# START OF Collected material

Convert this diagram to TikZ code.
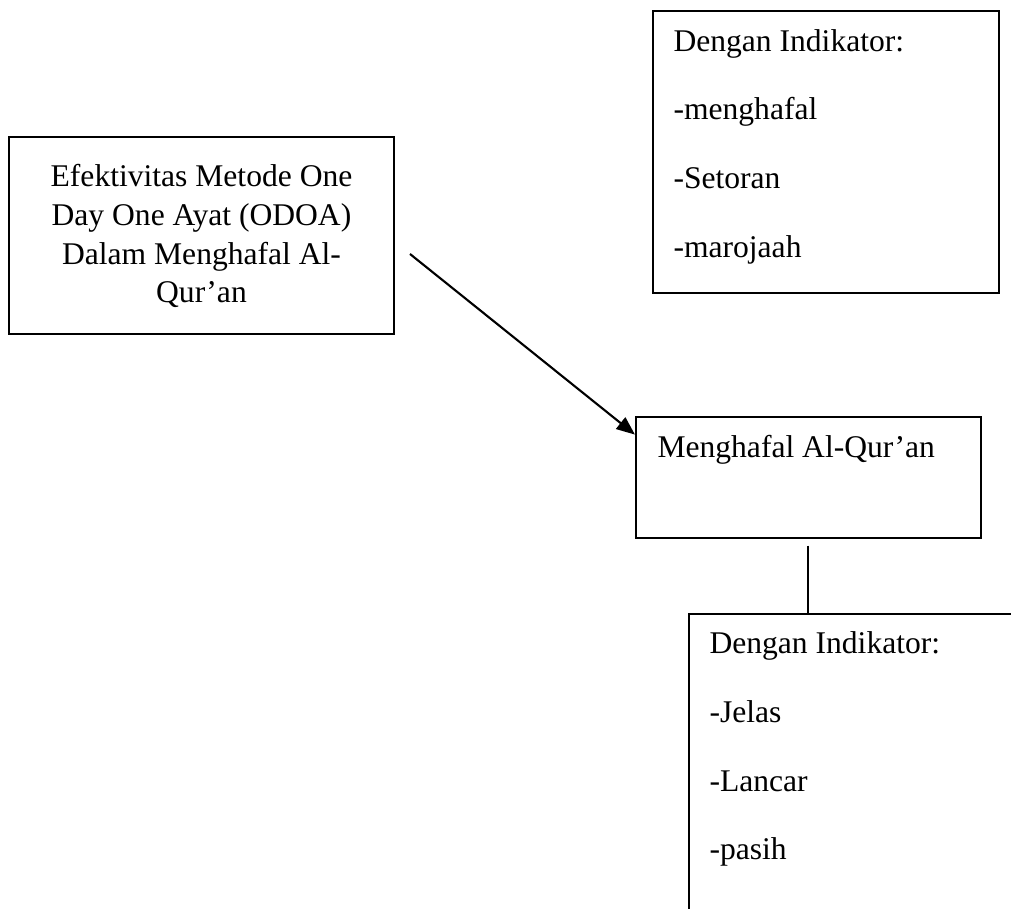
\documentclass[tikz,border=0pt]{standalone}
\usepackage{fontspec}
\setmainfont{Liberation Serif}
\usetikzlibrary{arrows.meta}
\tikzset{
  kotak/.style={draw, line width=0.8pt, inner sep=0pt},
  teks/.style={inner sep=0pt, font=\fontsize{12pt}{14pt}\selectfont},
  panah/.style={line width=0.8pt, -{Triangle[length=7pt,width=5.6pt]}}
}
\begin{document}
\begin{tikzpicture}[x=0.38pt, y=-0.38pt]
            \clip (0,0) rectangle (1011,909);

            % kotak
            \node[kotak, minimum width=385*0.38pt, minimum height=197*0.38pt] (efek) at (201.5,235.5) {};
            \node[kotak, minimum width=346*0.38pt, minimum height=282*0.38pt] (ind1) at (826,151.7) {};
            \node[kotak, minimum width=345*0.38pt, minimum height=121.3*0.38pt] (hafal) at (808.5,477.3) {};
            \node[kotak, anchor=north west, minimum width=400*0.38pt, minimum height=400*0.38pt] (ind2) at (688,613.3) {};

            % teks
            \node[teks, anchor=base] (e1) at (201.5,187) {Efektivitas Metode One};
            \node[teks, anchor=base] (e2) at (201.5,225.7) {Day One Ayat (ODOA)};
            \node[teks, anchor=base] (e3) at (201.5,264.4) {Dalam Menghafal Al-};
            \node[teks, anchor=base] (e4) at (201.5,303) {Qur’an};

            \node[teks, anchor=base west] (i1) at (673,52) {Dengan Indikator:};
            \node[teks, anchor=base west] (i2) at (673,120) {-menghafal};
            \node[teks, anchor=base west] (i3) at (673,189) {-Setoran};
            \node[teks, anchor=base west] (i4) at (673,258) {-marojaah};

            \node[teks, anchor=base west] (h1) at (657,458) {Menghafal Al-Qur’an};

            \node[teks, anchor=base west] (j1) at (709,654) {Dengan Indikator:};
            \node[teks, anchor=base west] (j2) at (709,723) {-Jelas};
            \node[teks, anchor=base west] (j3) at (709,792) {-Lancar};
            \node[teks, anchor=base west] (j4) at (709,860) {-pasih};

            % garis
            \coordinate (awal) at (410,254);
            \coordinate (bawah) at (808,545.7);
            \draw[panah] (awal) -- ([yshift=-19*0.38pt]hafal.north west);
            \draw[line width=0.8pt] (bawah) -- (bawah |- ind2.north);
\end{tikzpicture}
\end{document}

# END OF Collected material

## Problem to work on
Repeat the listing above up to and including the line with "anchor=north west, minimum", starting from its first line. Drop any pictures.

## Solution for this task
Convert this diagram to TikZ code.
\documentclass[tikz,border=0pt]{standalone}
\usepackage{fontspec}
\setmainfont{Liberation Serif}
\usetikzlibrary{arrows.meta}
\tikzset{
  kotak/.style={draw, line width=0.8pt, inner sep=0pt},
  teks/.style={inner sep=0pt, font=\fontsize{12pt}{14pt}\selectfont},
  panah/.style={line width=0.8pt, -{Triangle[length=7pt,width=5.6pt]}}
}
\begin{document}
\begin{tikzpicture}[x=0.38pt, y=-0.38pt]
            \clip (0,0) rectangle (1011,909);

            % kotak
            \node[kotak, minimum width=385*0.38pt, minimum height=197*0.38pt] (efek) at (201.5,235.5) {};
            \node[kotak, minimum width=346*0.38pt, minimum height=282*0.38pt] (ind1) at (826,151.7) {};
            \node[kotak, minimum width=345*0.38pt, minimum height=121.3*0.38pt] (hafal) at (808.5,477.3) {};
            \node[kotak, anchor=north west, minimum width=400*0.38pt, minimum height=400*0.38pt] (ind2) at (688,613.3) {};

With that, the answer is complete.